Why does running 10 to 15 tools cost so much more than the subscription bill?
Most founders price their software by adding up the monthly invoices. That is the smallest line on the page. A typical small business runs somewhere in the 10-to-15-tool range, and larger companies run on far more than that. The damage from that sprawl shows up in three places, and only one of them is on a credit card statement.
- License waste: a meaningful slice of SaaS spend commonly goes to unused, duplicate, or rarely-touched licenses. It is real money, but for a small team it is rarely the biggest number on the page.
- The toggle tax: people switch between apps constantly through the day, and every switch costs real time to refocus before useful work resumes. Multiply small interruptions across a full team and the lost hours add up fast.
- Search time: knowledge workers commonly lose a big chunk of every week just hunting for information scattered across tools that do not talk to each other.
- Security and admin drag: every disconnected tool is another login, another permission set, another vendor to audit, and another place your data lives outside your control.
Run the labor math and the picture flips. Take a five-person team, a conservative handful of hours lost per person each week, and a loaded hourly rate. That is well over a thousand hours a year of drag, and depending on the rate it can easily run into the tens of thousands of dollars in hidden cost annually. Set that against a $3,000 to $10,000 one-time custom build and the canceled subscriptions start to look like a rounding error. The ROI story was never about the software bill.
Consolidation is a workflow decision, not a procurement decision. The return lives in recovered hours, and the canceled subscriptions are just a bonus on top.
If everyone wants fewer tools, why is sprawl getting worse?
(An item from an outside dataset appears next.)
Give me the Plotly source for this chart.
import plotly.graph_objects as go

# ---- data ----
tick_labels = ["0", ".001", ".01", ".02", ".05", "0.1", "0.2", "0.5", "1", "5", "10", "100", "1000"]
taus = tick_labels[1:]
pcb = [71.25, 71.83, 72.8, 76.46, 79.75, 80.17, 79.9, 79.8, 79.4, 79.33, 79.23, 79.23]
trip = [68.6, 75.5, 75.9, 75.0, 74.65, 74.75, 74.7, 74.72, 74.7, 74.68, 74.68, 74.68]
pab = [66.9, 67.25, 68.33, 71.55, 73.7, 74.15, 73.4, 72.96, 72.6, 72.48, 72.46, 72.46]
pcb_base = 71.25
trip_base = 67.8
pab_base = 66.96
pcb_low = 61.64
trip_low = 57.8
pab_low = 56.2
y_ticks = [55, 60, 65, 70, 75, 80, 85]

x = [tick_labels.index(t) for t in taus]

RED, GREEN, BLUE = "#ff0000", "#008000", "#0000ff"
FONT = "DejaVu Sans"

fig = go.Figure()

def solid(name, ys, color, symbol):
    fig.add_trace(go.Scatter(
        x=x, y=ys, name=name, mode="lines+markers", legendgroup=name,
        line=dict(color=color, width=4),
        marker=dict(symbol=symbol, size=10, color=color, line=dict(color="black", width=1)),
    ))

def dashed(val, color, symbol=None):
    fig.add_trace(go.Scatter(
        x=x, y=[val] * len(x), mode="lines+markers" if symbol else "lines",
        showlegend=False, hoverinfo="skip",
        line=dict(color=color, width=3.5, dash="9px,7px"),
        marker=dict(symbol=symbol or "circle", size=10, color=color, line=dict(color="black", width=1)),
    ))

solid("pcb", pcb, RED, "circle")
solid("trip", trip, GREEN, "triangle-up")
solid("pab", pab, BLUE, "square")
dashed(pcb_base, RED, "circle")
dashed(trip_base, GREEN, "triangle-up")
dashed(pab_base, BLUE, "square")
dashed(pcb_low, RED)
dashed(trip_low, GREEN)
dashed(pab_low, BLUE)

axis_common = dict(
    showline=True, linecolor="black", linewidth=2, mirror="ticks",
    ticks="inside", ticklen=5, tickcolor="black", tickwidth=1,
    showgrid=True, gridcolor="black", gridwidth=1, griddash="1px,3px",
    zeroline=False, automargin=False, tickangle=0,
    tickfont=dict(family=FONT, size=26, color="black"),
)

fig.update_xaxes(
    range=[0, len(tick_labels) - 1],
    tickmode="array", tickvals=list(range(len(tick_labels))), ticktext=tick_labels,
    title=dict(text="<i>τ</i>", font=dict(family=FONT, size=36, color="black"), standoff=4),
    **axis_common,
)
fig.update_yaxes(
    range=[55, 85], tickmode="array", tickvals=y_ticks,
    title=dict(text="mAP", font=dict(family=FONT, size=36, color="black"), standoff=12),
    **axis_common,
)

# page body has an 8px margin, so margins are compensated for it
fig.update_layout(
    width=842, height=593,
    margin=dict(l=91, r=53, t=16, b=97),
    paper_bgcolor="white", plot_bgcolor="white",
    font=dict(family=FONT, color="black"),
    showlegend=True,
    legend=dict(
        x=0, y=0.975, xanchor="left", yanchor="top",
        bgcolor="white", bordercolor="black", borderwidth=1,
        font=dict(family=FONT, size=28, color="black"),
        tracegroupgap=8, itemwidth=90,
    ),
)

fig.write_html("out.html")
This is the part the generic articles skip. Intent to consolidate is high. Most tech leaders say they want fewer vendors, and a strong majority would rather run one unified platform than juggle a dozen logins. But actually pulling it off has gotten harder, not easier, and the reason is the AI wave. New tools are entering stacks faster than old ones leave. Every team is bolting on a fresh AI assistant, and each one quietly rebuilds the sprawl it was supposed to end.
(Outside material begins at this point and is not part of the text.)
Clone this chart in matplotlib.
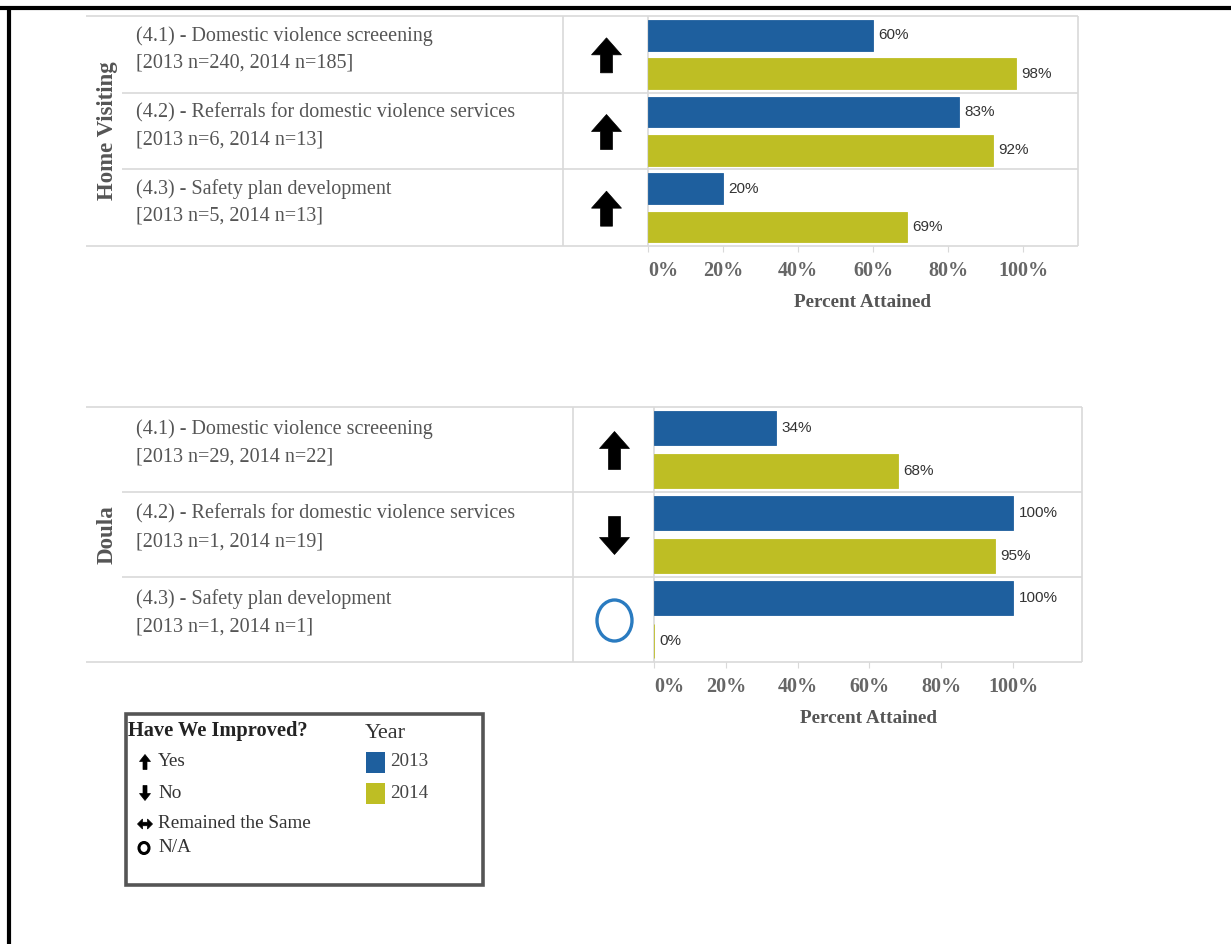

So the market wants consolidation and is structurally bad at executing it. That gap is exactly where a small business can win, because the fix is not buying one more all-in-one suite. It is owning the layer the tools connect through.
Where does consolidation actually win?
Consolidation pays off when it removes friction from how work already happens, not when it is mandated from the top to make a spreadsheet look tidy. The reliable wins share a pattern: they collapse the connective tissue between people, data, and tasks.
- Commodity capability: the large majority of your stack that is generic, contacts, simple automations, basic dashboards, forms, internal notes. This is where a custom hub or two or three core platforms should absorb the work.
- Anything that forces a copy-paste or a manual handoff between two tools. That seam is where the toggle tax and the errors live.
- Reporting that today requires opening five tabs to answer one question. A single source of truth is where the recovered hours compound fastest.
- Onboarding and access: fewer tools means fewer logins to provision, fewer seats to audit, and a faster ramp for every new hire.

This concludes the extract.